## WHAT YOU NEED TO DO
Leave out all pictures and give back precisely the lines from the line with "Clone this chart in Apache ECharts." to the line with "const yLabel = 'Node #';", including those two lines.

## DATASET

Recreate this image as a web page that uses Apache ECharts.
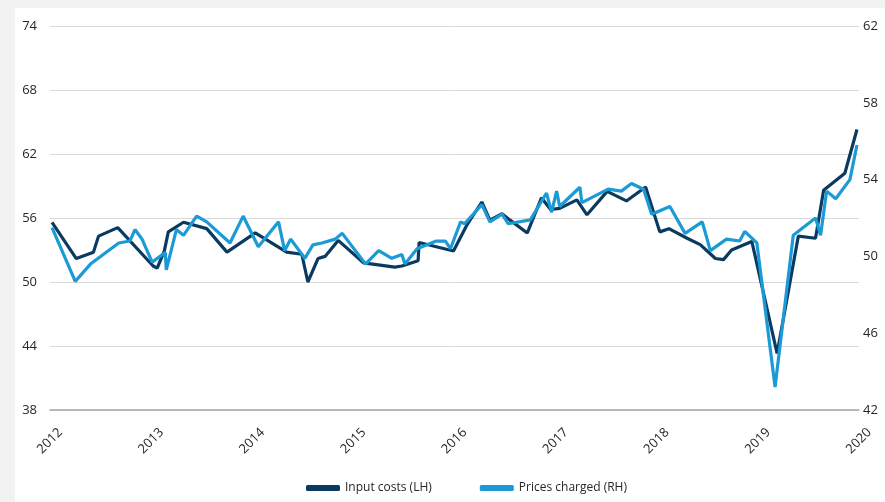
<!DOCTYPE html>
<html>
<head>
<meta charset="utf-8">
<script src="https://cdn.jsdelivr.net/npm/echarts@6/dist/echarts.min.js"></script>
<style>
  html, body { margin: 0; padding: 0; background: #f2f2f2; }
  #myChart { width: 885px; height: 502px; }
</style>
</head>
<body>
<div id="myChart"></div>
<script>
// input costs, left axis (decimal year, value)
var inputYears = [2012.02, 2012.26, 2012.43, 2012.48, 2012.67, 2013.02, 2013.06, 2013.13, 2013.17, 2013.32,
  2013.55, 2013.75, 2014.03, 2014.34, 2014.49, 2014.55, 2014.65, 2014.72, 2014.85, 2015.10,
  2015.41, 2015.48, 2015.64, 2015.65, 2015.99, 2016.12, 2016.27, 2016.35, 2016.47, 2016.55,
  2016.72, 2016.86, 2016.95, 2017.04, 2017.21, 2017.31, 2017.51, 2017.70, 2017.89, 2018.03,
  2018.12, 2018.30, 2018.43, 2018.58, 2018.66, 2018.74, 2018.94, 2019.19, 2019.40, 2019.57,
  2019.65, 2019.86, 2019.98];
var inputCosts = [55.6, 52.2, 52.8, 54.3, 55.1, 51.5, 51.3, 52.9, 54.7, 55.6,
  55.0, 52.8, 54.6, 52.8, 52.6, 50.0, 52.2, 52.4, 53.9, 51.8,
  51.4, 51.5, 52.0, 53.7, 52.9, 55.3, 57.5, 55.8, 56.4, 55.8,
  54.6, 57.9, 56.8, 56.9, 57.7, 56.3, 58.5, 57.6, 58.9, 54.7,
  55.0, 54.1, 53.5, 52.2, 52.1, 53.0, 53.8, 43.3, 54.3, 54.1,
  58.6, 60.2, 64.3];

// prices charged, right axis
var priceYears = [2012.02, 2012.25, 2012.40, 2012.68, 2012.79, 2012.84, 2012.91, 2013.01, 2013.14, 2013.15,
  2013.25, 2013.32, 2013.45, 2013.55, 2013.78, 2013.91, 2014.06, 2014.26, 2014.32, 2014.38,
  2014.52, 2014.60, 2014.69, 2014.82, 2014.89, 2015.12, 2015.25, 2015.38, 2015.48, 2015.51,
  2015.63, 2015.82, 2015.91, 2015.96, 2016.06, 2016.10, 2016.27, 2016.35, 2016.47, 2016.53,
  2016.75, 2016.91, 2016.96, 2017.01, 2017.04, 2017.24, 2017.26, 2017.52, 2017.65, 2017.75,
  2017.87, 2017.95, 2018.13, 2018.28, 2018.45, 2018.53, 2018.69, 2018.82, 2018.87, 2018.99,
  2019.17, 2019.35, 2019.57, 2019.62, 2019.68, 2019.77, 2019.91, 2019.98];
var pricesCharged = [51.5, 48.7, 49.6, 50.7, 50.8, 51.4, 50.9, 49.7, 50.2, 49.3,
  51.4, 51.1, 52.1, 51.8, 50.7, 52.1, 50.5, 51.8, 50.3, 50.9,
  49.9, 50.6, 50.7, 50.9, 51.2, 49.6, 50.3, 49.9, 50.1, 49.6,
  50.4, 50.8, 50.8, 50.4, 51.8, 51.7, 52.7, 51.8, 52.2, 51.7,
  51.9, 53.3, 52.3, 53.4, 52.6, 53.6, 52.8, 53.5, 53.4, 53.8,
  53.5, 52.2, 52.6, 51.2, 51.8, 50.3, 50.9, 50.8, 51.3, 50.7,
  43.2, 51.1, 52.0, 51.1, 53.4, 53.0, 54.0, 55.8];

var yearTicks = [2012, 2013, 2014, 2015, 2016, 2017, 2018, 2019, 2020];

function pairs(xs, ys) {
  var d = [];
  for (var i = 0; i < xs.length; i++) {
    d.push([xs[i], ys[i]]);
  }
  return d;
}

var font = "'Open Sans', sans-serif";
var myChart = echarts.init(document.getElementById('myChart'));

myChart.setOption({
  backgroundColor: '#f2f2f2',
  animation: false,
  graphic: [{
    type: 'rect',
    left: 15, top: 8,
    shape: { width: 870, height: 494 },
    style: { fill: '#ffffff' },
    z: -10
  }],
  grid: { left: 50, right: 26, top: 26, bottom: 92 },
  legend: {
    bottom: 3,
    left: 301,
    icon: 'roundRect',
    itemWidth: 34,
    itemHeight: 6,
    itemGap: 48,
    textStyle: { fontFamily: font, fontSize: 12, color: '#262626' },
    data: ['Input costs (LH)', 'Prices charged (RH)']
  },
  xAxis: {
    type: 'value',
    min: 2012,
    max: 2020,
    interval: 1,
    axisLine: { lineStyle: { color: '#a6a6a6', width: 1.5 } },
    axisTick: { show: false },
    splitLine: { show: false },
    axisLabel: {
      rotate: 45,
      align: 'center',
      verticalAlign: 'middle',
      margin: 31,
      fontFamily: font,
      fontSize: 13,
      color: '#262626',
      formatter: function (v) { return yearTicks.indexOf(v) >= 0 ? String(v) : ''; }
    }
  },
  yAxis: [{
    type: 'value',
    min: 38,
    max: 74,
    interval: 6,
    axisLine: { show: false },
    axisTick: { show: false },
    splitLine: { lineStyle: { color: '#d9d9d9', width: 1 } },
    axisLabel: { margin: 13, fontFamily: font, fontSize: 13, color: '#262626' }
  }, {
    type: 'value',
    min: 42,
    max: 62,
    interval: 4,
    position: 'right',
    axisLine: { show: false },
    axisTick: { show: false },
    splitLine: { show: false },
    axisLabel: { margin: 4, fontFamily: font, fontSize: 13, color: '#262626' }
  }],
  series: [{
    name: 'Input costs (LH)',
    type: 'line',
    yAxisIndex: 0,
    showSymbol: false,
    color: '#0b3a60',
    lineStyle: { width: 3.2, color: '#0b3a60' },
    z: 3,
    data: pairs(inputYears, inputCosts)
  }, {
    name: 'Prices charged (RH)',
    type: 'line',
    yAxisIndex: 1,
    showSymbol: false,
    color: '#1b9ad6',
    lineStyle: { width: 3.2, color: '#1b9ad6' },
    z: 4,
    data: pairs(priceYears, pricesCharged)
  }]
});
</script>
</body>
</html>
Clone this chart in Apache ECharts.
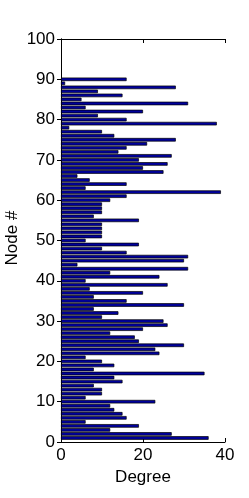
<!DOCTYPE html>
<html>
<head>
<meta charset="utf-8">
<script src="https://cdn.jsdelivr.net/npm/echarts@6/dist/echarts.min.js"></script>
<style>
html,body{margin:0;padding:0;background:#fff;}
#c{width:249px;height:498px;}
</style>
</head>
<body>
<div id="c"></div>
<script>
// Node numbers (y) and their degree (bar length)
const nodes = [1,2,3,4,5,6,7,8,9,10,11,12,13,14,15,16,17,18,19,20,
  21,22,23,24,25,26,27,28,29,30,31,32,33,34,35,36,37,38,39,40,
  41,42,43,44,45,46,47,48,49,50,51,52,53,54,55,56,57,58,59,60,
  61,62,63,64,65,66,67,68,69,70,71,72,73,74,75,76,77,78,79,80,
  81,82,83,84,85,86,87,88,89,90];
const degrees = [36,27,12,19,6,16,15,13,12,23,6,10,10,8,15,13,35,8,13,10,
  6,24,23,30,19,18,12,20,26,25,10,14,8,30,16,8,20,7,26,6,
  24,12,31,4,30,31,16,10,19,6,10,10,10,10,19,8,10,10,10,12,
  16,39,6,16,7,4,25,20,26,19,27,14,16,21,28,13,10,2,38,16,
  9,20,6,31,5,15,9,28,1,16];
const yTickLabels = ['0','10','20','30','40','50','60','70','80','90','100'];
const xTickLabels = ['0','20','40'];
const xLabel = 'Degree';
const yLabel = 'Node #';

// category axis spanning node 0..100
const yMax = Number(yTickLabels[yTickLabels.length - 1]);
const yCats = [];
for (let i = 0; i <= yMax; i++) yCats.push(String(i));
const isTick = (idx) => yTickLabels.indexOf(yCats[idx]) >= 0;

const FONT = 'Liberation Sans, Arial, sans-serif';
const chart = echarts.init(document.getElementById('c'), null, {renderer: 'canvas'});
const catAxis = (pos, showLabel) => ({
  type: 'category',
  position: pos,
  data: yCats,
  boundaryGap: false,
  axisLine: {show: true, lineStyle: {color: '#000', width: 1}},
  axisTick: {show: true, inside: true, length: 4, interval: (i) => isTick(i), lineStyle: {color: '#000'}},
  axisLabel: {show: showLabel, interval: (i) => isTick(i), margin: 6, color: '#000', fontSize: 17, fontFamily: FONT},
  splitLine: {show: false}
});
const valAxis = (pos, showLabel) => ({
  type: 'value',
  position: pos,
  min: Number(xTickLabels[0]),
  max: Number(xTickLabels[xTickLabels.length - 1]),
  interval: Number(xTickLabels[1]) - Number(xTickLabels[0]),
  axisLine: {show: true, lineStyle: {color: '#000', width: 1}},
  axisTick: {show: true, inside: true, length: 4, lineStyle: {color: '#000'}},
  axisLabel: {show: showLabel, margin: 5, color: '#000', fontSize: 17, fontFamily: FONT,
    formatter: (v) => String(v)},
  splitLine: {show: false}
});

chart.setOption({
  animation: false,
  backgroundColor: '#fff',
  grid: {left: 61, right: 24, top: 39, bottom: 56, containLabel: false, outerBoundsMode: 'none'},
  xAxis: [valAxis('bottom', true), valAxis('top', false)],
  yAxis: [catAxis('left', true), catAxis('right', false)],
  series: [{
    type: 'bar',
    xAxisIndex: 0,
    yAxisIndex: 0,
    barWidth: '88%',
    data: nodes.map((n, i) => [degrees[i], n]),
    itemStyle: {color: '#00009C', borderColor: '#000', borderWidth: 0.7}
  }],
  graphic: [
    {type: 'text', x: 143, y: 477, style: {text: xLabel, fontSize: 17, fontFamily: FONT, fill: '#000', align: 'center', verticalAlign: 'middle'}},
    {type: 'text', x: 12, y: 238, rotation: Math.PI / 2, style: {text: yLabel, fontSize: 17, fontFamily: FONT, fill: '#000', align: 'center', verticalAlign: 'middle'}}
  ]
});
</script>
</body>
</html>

## EXERCISE SOLUTION
Clone this chart in Apache ECharts.
<!DOCTYPE html>
<html>
<head>
<meta charset="utf-8">
<script src="https://cdn.jsdelivr.net/npm/echarts@6/dist/echarts.min.js"></script>
<style>
html,body{margin:0;padding:0;background:#fff;}
#c{width:249px;height:498px;}
</style>
</head>
<body>
<div id="c"></div>
<script>
// Node numbers (y) and their degree (bar length)
const nodes = [1,2,3,4,5,6,7,8,9,10,11,12,13,14,15,16,17,18,19,20,
  21,22,23,24,25,26,27,28,29,30,31,32,33,34,35,36,37,38,39,40,
  41,42,43,44,45,46,47,48,49,50,51,52,53,54,55,56,57,58,59,60,
  61,62,63,64,65,66,67,68,69,70,71,72,73,74,75,76,77,78,79,80,
  81,82,83,84,85,86,87,88,89,90];
const degrees = [36,27,12,19,6,16,15,13,12,23,6,10,10,8,15,13,35,8,13,10,
  6,24,23,30,19,18,12,20,26,25,10,14,8,30,16,8,20,7,26,6,
  24,12,31,4,30,31,16,10,19,6,10,10,10,10,19,8,10,10,10,12,
  16,39,6,16,7,4,25,20,26,19,27,14,16,21,28,13,10,2,38,16,
  9,20,6,31,5,15,9,28,1,16];
const yTickLabels = ['0','10','20','30','40','50','60','70','80','90','100'];
const xTickLabels = ['0','20','40'];
const xLabel = 'Degree';
const yLabel = 'Node #';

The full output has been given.